• Job: Drop every picture. Then return, exactly, the lines from the beginning of the listing below through the one containing "minimum width=104pt] (crushed)".
#### Source material ####
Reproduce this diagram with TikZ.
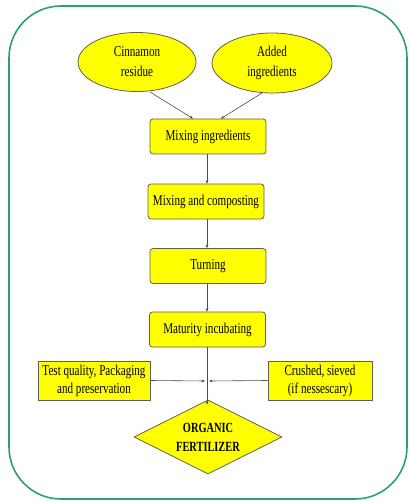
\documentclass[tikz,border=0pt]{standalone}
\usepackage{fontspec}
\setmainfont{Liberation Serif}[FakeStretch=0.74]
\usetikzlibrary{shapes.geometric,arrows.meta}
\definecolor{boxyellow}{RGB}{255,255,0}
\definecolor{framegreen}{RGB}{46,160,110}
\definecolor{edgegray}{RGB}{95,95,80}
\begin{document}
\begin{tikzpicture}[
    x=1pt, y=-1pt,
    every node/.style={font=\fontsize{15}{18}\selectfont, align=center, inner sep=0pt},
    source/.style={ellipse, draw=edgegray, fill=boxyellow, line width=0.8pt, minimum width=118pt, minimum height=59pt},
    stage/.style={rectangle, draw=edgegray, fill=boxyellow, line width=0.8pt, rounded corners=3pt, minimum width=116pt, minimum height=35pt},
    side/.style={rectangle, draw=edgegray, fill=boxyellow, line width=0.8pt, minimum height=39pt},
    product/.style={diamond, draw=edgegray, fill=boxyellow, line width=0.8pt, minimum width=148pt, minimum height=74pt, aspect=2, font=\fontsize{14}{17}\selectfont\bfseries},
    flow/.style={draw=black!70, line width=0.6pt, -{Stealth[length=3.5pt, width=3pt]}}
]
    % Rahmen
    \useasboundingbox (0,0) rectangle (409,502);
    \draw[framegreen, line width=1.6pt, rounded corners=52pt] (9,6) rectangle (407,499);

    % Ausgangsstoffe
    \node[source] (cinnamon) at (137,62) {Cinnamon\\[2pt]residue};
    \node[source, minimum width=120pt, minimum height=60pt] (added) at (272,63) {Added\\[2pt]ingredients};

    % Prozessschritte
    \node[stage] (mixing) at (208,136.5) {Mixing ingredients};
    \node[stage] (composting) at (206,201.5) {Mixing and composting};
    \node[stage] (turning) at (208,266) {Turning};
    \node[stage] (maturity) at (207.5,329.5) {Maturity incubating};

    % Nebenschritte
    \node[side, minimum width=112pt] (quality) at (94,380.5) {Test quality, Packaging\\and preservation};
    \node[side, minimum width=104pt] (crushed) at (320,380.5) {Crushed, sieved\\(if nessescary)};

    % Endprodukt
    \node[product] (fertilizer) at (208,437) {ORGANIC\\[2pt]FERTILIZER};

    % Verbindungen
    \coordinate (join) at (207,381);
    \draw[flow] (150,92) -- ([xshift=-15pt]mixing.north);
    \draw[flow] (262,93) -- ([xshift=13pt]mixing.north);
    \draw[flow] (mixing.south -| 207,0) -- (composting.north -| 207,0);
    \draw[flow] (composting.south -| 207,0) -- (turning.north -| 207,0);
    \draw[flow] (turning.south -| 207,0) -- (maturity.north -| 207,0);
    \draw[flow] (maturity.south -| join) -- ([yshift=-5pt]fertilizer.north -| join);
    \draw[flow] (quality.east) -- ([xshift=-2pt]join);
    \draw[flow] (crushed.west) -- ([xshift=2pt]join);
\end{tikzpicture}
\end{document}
####
• Result for this exercise:
Reproduce this diagram with TikZ.
\documentclass[tikz,border=0pt]{standalone}
\usepackage{fontspec}
\setmainfont{Liberation Serif}[FakeStretch=0.74]
\usetikzlibrary{shapes.geometric,arrows.meta}
\definecolor{boxyellow}{RGB}{255,255,0}
\definecolor{framegreen}{RGB}{46,160,110}
\definecolor{edgegray}{RGB}{95,95,80}
\begin{document}
\begin{tikzpicture}[
    x=1pt, y=-1pt,
    every node/.style={font=\fontsize{15}{18}\selectfont, align=center, inner sep=0pt},
    source/.style={ellipse, draw=edgegray, fill=boxyellow, line width=0.8pt, minimum width=118pt, minimum height=59pt},
    stage/.style={rectangle, draw=edgegray, fill=boxyellow, line width=0.8pt, rounded corners=3pt, minimum width=116pt, minimum height=35pt},
    side/.style={rectangle, draw=edgegray, fill=boxyellow, line width=0.8pt, minimum height=39pt},
    product/.style={diamond, draw=edgegray, fill=boxyellow, line width=0.8pt, minimum width=148pt, minimum height=74pt, aspect=2, font=\fontsize{14}{17}\selectfont\bfseries},
    flow/.style={draw=black!70, line width=0.6pt, -{Stealth[length=3.5pt, width=3pt]}}
]
    % Rahmen
    \useasboundingbox (0,0) rectangle (409,502);
    \draw[framegreen, line width=1.6pt, rounded corners=52pt] (9,6) rectangle (407,499);

    % Ausgangsstoffe
    \node[source] (cinnamon) at (137,62) {Cinnamon\\[2pt]residue};
    \node[source, minimum width=120pt, minimum height=60pt] (added) at (272,63) {Added\\[2pt]ingredients};

    % Prozessschritte
    \node[stage] (mixing) at (208,136.5) {Mixing ingredients};
    \node[stage] (composting) at (206,201.5) {Mixing and composting};
    \node[stage] (turning) at (208,266) {Turning};
    \node[stage] (maturity) at (207.5,329.5) {Maturity incubating};

    % Nebenschritte
    \node[side, minimum width=112pt] (quality) at (94,380.5) {Test quality, Packaging\\and preservation};
    \node[side, minimum width=104pt] (crushed) at (320,380.5) {Crushed, sieved\\(if nessescary)};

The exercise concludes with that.